Matt Williams and Jerome Cohen write:

"The road to successful communication with China is a long one. Only 2.2 million of 290 million Americans speak Chinese, and at least 85 percent of them are of Chinese descent. This deficiency should be unsurprising given that 98 percent of US higher education language enrollment is in Western European languages. Creating interest in one of the most difficult languages in the world requires exchange programs for numerous parts of society."

www.csmonitor.com/2005/0930/p09s02-coop.html
(if clicking the link doesn't work, copy and past into your browser)

This thinking represents an assumption that is at once untrue, and quite damaging.

The statement that "Chinese is one of the most difficult languages in the world" does a great disservice, not just to people who want to learn Chinese, but also to those who espouse the goal of promoting greater understanding between China and other countries. In absolute terms Chinese is easy - probably easier than many other languages, especially English. I'm not nuts. Think about it, if a billion people, a not-small proportion of whom are still illiterate, speak Chinese then it can't be all that difficult.

I'll go so far to say that Chinese can be learnedby a person who has not grown up with the language, to the level of good basic fluency, within a year. Of course, living in China, and going about things the right way, makes things somewhat easier than if you're living in a non-Chinese environment with minimal contact with the language. Personally, I wouldn't bother to learn any language unless I was in the environment. Why? Simple, really. It's because, once you're in the language environment the learning can happen in months, NOT years .

The effective, rapid, easy learning of Chinese (or other languages for that matter) is blocked by two things - bad beliefs and bad methods (both of learning and teaching). Let me explain the logic here, using the above quote as a starting point.

Initially, the belief that Chinese is "one of the most difficult languages in the world" creates a barrier to even trying. This leads to the low levels of enrollment that Cohen and Williams are concerned about.

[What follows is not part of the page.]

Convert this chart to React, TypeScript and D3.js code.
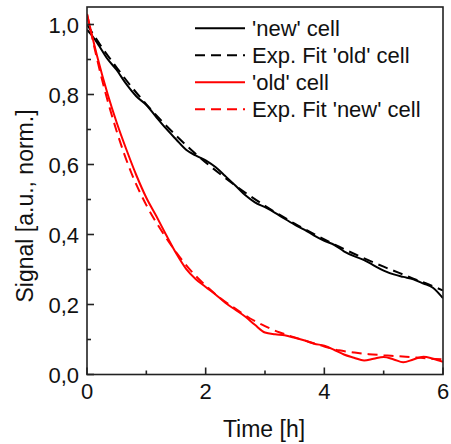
import React from "react";
import * as d3 from "d3";

const newCellT = [0, 0.1, 0.2, 0.33, 0.5, 0.67, 0.83, 1.0, 1.17, 1.33, 1.5, 1.67, 1.83, 2.0, 2.17, 2.33, 2.5, 2.67, 2.83, 3.0, 3.17, 3.33, 3.5, 3.67, 3.83, 4.0, 4.17, 4.33, 4.5, 4.67, 4.83, 5.0, 5.17, 5.33, 5.5, 5.67, 5.83, 6.0];
const newCellV = [0.985, 0.965, 0.94, 0.905, 0.87, 0.828, 0.795, 0.77, 0.735, 0.703, 0.672, 0.642, 0.626, 0.612, 0.592, 0.567, 0.54, 0.512, 0.492, 0.478, 0.462, 0.445, 0.428, 0.413, 0.397, 0.382, 0.37, 0.352, 0.338, 0.327, 0.312, 0.297, 0.286, 0.279, 0.272, 0.26, 0.248, 0.218];

const fitOldT = [0, 0.25, 0.5, 0.75, 1, 1.25, 1.5, 1.75, 2, 2.25, 2.5, 2.75, 3, 3.25, 3.5, 3.75, 4, 4.25, 4.5, 4.75, 5, 5.25, 5.5, 5.75, 6];
const fitOldV = [1.0, 0.935, 0.877, 0.822, 0.772, 0.726, 0.683, 0.643, 0.606, 0.572, 0.54, 0.51, 0.482, 0.456, 0.431, 0.408, 0.386, 0.365, 0.345, 0.326, 0.308, 0.291, 0.274, 0.258, 0.24];

const oldCellT = [0, 0.17, 0.35, 0.5, 0.67, 0.83, 1.0, 1.17, 1.33, 1.5, 1.67, 1.83, 2.0, 2.17, 2.33, 2.5, 2.67, 2.83, 3.0, 3.17, 3.33, 3.5, 3.67, 3.83, 4.0, 4.17, 4.33, 4.5, 4.67, 4.83, 5.0, 5.17, 5.33, 5.5, 5.67, 5.83, 6.0];
const oldCellV = [1.03, 0.91, 0.8, 0.72, 0.64, 0.57, 0.505, 0.452, 0.4, 0.347, 0.302, 0.273, 0.25, 0.228, 0.205, 0.185, 0.165, 0.142, 0.12, 0.115, 0.112, 0.105, 0.097, 0.088, 0.082, 0.07, 0.057, 0.048, 0.04, 0.045, 0.05, 0.043, 0.035, 0.043, 0.051, 0.045, 0.036];

const fitNewT = [0, 0.25, 0.5, 0.75, 1, 1.25, 1.5, 1.75, 2, 2.25, 2.5, 2.75, 3, 3.25, 3.5, 3.75, 4, 4.25, 4.5, 4.75, 5, 5.25, 5.5, 5.75, 6];
const fitNewV = [1.03, 0.845, 0.695, 0.575, 0.484, 0.412, 0.35, 0.297, 0.254, 0.218, 0.188, 0.16, 0.138, 0.12, 0.106, 0.093, 0.08, 0.069, 0.063, 0.058, 0.055, 0.052, 0.049, 0.046, 0.043];

const xTicks = [0, 2, 4, 6];
const xMinor = [1, 3, 5];
const yTicks = [0, 0.2, 0.4, 0.6, 0.8, 1.0];
const yMinor = [0.1, 0.3, 0.5, 0.7, 0.9];

const legendLabels = ["'new' cell", "Exp. Fit 'old' cell", "'old' cell", "Exp. Fit 'new' cell"];
const xTitle = "Time [h]";
const yTitle = "Signal [a.u., norm.]";

const FONT = "'Liberation Sans', Arial, Helvetica, sans-serif";

export default function App() {
  const W = 451, H = 444;
  const left = 87, right = 443, top = 7, bottom = 374.5;
  const x = d3.scaleLinear().domain([0, 6]).range([left, right]);
  const y = d3.scaleLinear().domain([0, 1.05]).range([bottom, top]);
  const fmt = (v: number) => d3.format(".1f")(v).replace(".", ",");

  const mk = (ts: number[], vs: number[], curve: d3.CurveFactory) => {
    const pts: [number, number][] = ts.map((t, i) => [t, vs[i]]);
    return d3.line<[number, number]>().x((p) => x(p[0])).y((p) => y(p[1])).curve(curve)(pts) || "";
  };

  const series = [
    { d: mk(newCellT, newCellV, d3.curveMonotoneX), color: "#000", dash: undefined },
    { d: mk(fitOldT, fitOldV, d3.curveMonotoneX), color: "#000", dash: "10,6" },
    { d: mk(oldCellT, oldCellV, d3.curveMonotoneX), color: "#ff0000", dash: undefined },
    { d: mk(fitNewT, fitNewV, d3.curveMonotoneX), color: "#ff0000", dash: "10,6" },
  ];

  return (
    <svg width={W} height={H} style={{ position: "absolute", left: 0, top: 0, background: "#fff" }} fontFamily={FONT}>
      <defs>
        <clipPath id="plotclip">
          <rect x={left} y={top} width={right - left} height={bottom - top} />
        </clipPath>
      </defs>
      <rect x={0} y={0} width={W} height={H} fill="#fff" />
      <g clipPath="url(#plotclip)">
        {series.map((s, i) => (
          <path key={i} d={s.d} fill="none" stroke={s.color} strokeWidth={2} strokeDasharray={s.dash} />
        ))}
      </g>
      <rect x={left} y={top} width={right - left} height={bottom - top} fill="none" stroke="#222" strokeWidth={1.6} />
      {xTicks.map((t) => (
        <g key={"x" + t}>
          <line x1={x(t)} x2={x(t)} y1={bottom} y2={bottom - 7} stroke="#222" strokeWidth={1.6} />
          <text x={x(t)} y={399} textAnchor="middle" fontSize={22} fill="#111">{t}</text>
        </g>
      ))}
      {xMinor.map((t) => (
        <line key={"xm" + t} x1={x(t)} x2={x(t)} y1={bottom} y2={bottom - 4} stroke="#222" strokeWidth={1.6} />
      ))}
      {yTicks.map((t) => (
        <g key={"y" + t}>
          <line x1={left} x2={left + 7} y1={y(t)} y2={y(t)} stroke="#222" strokeWidth={1.6} />
          <text x={79} y={y(t) + 8} textAnchor="end" fontSize={22} fill="#111">{fmt(t)}</text>
        </g>
      ))}
      {yMinor.map((t) => (
        <line key={"ym" + t} x1={left} x2={left + 4} y1={y(t)} y2={y(t)} stroke="#222" strokeWidth={1.6} />
      ))}
      <text x={264} y={437} textAnchor="middle" fontSize={23} fill="#111">{xTitle}</text>
      <text transform={`translate(33,206) rotate(-90)`} textAnchor="middle" fontSize={23} fill="#111">{yTitle}</text>
      {legendLabels.map((lab, i) => {
        const ly = 28.3 + i * 27;
        const s = series[i];
        return (
          <g key={"lg" + i}>
            <line x1={195} x2={245} y1={ly} y2={ly} stroke={s.color} strokeWidth={2} strokeDasharray={s.dash} />
            <text x={252} y={ly + 8} fontSize={22} fill="#111">{lab}</text>
          </g>
        );
      })}
    </svg>
  );
}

It also leads to other strange things happening such as Westerners in Hong Kong enrolling their children in French classes because "Chinese is just too hard".

Nevertheless, some people still give it a go, but with the belief of immense difficulty floating in the background. For these intrepid learners, this belief soon collides with ineffective means of teaching and learning language, a collision that rapidly creates a wonderful self-fulfilling prophesy. A learner starts with the idea that "Chinese is hard, so my effort will be in vain, but let me try anyway." This trying comes not from the certainty of success, but from the suspicion of certain failure. Not a good place to begin. In most cases the brain bows to futility, evidenced by a refusal to remember things, and a seeming inability to hear any differences between words

In the face of now almost certain failure the learner continues trying to acquire the language, but using methods better fitted to stunning an ox than opening a mind. Trying to work with grammar before you can hear distinctions in how things are said confuses the mind. Trying to read before you can make the right sounds creates a false sense of security, soon to be crushed by the reality on the street. Focusing on detail and analysis before your brain has recognized the larger patterns of the language creates logical, comparative traps that slow down the acquistion process. These unnecessary barriers create many difficulties, and make the language learning process so much harder than it needs to be.

The thought then follows: "Oh, I was right, it is hard. I'll give up now". The initial belief is confirmed, and one can retreat in the comfortable knowledge that it is natural and normal to have failed. Which it is not. I think it is merely sad. Unnecessary.

Things really don't have to be this way. The story of a young man who mastered Mandarin in a year shows what is clearly possible for all. Paul was historically quite "average", or even poor, at learning languages. Nevertheless, he set himself a goal of being fluent in Mandarin (from a zero base) in one year. He then used the techniques that good language learners use (in varying combinations), and he has been successful in achieving his goal. To get his story first hand, go to paulie.nomadlife.org/

As Paul (and many others) have discovered, a normally intelligent person can master Chinese very rapidly. The language is very logical, with simple rules. As with any other language, learning to communicate rather than analyse develops competence very rapidly. Building just a small vocabulary allows you to say most things because of the way you combine different elements. Chinese is not riddled with exceptions, the way English is. The tones are no more daunting than hearing the difference between irritation and surprise in a loved-one's voice. And the written script actually helps because you get to engage your visual brain in the language process much more than is true for Romanized languages.

Which is why I think we need to end the myth that Chinese is hard, (or any other language for that matter). Instead, we should focus on methods that are known to work, and apply these as broadly as possible. That should be the starting point of any program intended to promote the learning of any language, Chinese in particular. Destroying the myth of difficulty will be, by far, the most effective way of getting people from different countries talking to each other.